Por eso Jesús a continuación
nos propone la parábola. No pretende la parábola resaltar la mezquindad de
aquel siervo que fue perdonado de una fuerte deuda pero no fue capaz de
perdonar la pequeñez que le debía el compañero. Eso no hace falta resaltarlo
porque bien lo tenemos en nuestras obras de cada día. Lo que el evangelio nos
quiere resaltar es la generosidad de aquel rey que está dispuesto a perdonar
con generosidad sin límites.
Frente a la mezquindad
de nuestras relaciones intolerantes, que se llenan de rivalidades, reticencias
y desconfianzas, deseos de venganza y resentimientos que endurecen el corazón
aparece lo divino del amor que se hace perdón.
Ya Jesús en otro
momento del evangelio nos dirá que seamos compasivos y misericordiosos como lo
es nuestro Padre del cielo. Con el perdón nos parecemos a Dios, manifestamos lo
que es el amor de Dios. Y Jesús es la manifestación de ese rostro
misericordioso de Dios, no solo porque decimos que ha venido a ofrecer su vida
por nuestra salvación, para obtenernos el perdón de Dios que necesitamos, sino
que contemplemos cada paso, cada cercanía de Jesús a los enfermos y a los
pecadores y estaremos contemplando ese rostro misericordioso de Dios. No en
vano cuando cura al paralítico que han hecho llegar a sus pies la primera sanación
que Jesús le regala es el perdón de los pecados. Pero aun más lo veremos en la
cruz no solo perdonando a quienes lo están crucificando sino convirtiéndose en
abogado defensor ante el Padre ante el cual tendrá hasta una palabra de
disculpa para quienes le crucifican. ‘¡Padre, perdónales, porque no saben lo
que hacen!’
Pero ese perdón que
Dios nos ofrece tiene que ser acogido y aceptado por nuestra parte. Acogerlo y
aceptarlo significa que nosotros reconozcamos nuestro pecado, nuestra
debilidad; pero acogerlo y aceptarlo es que nosotros nos convirtamos en perdón
para los demás, que es lo que no supo hacer aquel siervo tan ingrato. Por eso Jesús
en su oración nos enseña a que le pidamos perdón a Dios por nuestras ofensas,
como también nosotros estamos dispuestos a perdonar a los demás.

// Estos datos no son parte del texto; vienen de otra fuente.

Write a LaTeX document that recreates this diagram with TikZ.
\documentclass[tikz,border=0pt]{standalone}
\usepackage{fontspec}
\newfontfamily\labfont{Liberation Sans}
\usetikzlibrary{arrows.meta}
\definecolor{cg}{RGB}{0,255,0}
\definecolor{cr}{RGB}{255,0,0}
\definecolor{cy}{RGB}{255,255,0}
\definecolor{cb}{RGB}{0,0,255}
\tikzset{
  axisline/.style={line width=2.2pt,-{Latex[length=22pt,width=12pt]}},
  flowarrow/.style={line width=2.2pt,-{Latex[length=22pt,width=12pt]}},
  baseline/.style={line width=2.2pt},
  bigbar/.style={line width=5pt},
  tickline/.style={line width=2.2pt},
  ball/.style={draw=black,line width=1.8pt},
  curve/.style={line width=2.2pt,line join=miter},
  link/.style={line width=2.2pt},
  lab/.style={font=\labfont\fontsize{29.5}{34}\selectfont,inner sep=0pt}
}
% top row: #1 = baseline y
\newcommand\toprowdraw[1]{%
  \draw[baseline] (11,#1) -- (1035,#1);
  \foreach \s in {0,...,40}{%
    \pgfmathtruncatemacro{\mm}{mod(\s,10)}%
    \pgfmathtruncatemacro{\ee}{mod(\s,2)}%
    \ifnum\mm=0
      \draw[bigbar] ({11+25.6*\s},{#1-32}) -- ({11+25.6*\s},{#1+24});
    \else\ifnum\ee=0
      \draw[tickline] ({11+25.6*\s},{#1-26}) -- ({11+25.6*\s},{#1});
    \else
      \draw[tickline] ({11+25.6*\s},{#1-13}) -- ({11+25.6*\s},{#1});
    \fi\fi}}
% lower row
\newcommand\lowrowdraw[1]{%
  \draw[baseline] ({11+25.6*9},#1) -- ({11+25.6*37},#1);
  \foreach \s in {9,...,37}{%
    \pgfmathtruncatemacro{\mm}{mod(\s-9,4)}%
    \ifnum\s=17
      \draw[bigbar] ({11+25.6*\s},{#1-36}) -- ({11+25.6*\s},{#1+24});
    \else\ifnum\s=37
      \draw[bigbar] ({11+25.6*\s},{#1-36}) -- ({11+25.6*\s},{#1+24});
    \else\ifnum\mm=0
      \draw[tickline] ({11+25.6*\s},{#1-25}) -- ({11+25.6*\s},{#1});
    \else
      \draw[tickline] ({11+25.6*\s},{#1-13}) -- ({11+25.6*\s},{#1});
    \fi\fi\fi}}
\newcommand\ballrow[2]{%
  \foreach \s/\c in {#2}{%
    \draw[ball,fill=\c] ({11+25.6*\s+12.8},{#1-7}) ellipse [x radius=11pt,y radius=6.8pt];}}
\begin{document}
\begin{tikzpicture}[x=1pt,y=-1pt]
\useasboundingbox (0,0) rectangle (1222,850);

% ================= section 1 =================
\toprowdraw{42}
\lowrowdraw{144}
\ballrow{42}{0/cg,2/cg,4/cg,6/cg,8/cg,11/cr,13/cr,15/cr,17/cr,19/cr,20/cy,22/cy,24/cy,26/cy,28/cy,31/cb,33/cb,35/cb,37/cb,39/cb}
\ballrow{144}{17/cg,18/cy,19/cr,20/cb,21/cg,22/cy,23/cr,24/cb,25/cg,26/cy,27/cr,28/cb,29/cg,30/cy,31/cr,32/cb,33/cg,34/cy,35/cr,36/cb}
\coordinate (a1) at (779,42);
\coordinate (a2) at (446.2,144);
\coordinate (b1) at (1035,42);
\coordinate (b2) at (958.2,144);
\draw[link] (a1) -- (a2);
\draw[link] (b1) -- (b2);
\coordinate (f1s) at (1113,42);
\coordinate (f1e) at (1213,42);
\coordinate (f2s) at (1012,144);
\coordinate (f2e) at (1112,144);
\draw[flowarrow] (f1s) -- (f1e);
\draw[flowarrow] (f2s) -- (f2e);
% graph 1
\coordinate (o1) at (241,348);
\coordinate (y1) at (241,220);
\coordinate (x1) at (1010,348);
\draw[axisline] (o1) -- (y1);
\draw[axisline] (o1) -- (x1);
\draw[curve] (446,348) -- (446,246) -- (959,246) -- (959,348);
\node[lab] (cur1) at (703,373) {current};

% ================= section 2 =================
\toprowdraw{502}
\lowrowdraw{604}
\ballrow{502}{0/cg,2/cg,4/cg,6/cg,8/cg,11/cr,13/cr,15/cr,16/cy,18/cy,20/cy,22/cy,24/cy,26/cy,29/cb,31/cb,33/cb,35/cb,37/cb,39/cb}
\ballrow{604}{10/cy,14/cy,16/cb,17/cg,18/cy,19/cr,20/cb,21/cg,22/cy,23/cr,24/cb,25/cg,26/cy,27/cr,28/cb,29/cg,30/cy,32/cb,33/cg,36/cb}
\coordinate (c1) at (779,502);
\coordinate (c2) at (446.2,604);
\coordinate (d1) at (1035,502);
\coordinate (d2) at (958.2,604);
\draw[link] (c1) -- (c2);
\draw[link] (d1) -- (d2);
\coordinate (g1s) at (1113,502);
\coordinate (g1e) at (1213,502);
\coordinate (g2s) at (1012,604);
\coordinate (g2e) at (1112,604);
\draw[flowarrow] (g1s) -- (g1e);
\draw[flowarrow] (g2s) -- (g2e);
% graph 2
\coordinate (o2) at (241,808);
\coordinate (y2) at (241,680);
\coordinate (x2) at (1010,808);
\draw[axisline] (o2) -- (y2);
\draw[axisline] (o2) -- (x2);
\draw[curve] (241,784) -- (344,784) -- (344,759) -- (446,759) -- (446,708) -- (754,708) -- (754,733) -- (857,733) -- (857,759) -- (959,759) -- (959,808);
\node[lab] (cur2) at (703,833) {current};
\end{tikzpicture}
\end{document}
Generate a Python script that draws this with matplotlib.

Pero hay que decir también que cuando nosotros en esa sublimidad divina de nuestro amor estamos ofreciendo el regalo del perdón a los demás, es a nosotros mismos a quienes nos estamos haciendo un regalo, el regalo de la paz. Nos desprendemos de esas sombras de resentimientos y de dolores que podamos sentir en el corazón, nos curamos de nuestras intolerancias y de la dureza del corazón para sentir la verdadera paz del perdón también en nuestras vidas. Si no has llegado a terminar de sentir esa paz es que todavía no solo no has perdonado del todo al otro, sino que no te has perdonado a tí mismo, nos has terminado de curar y llenar de nuevo de luz tu corazón.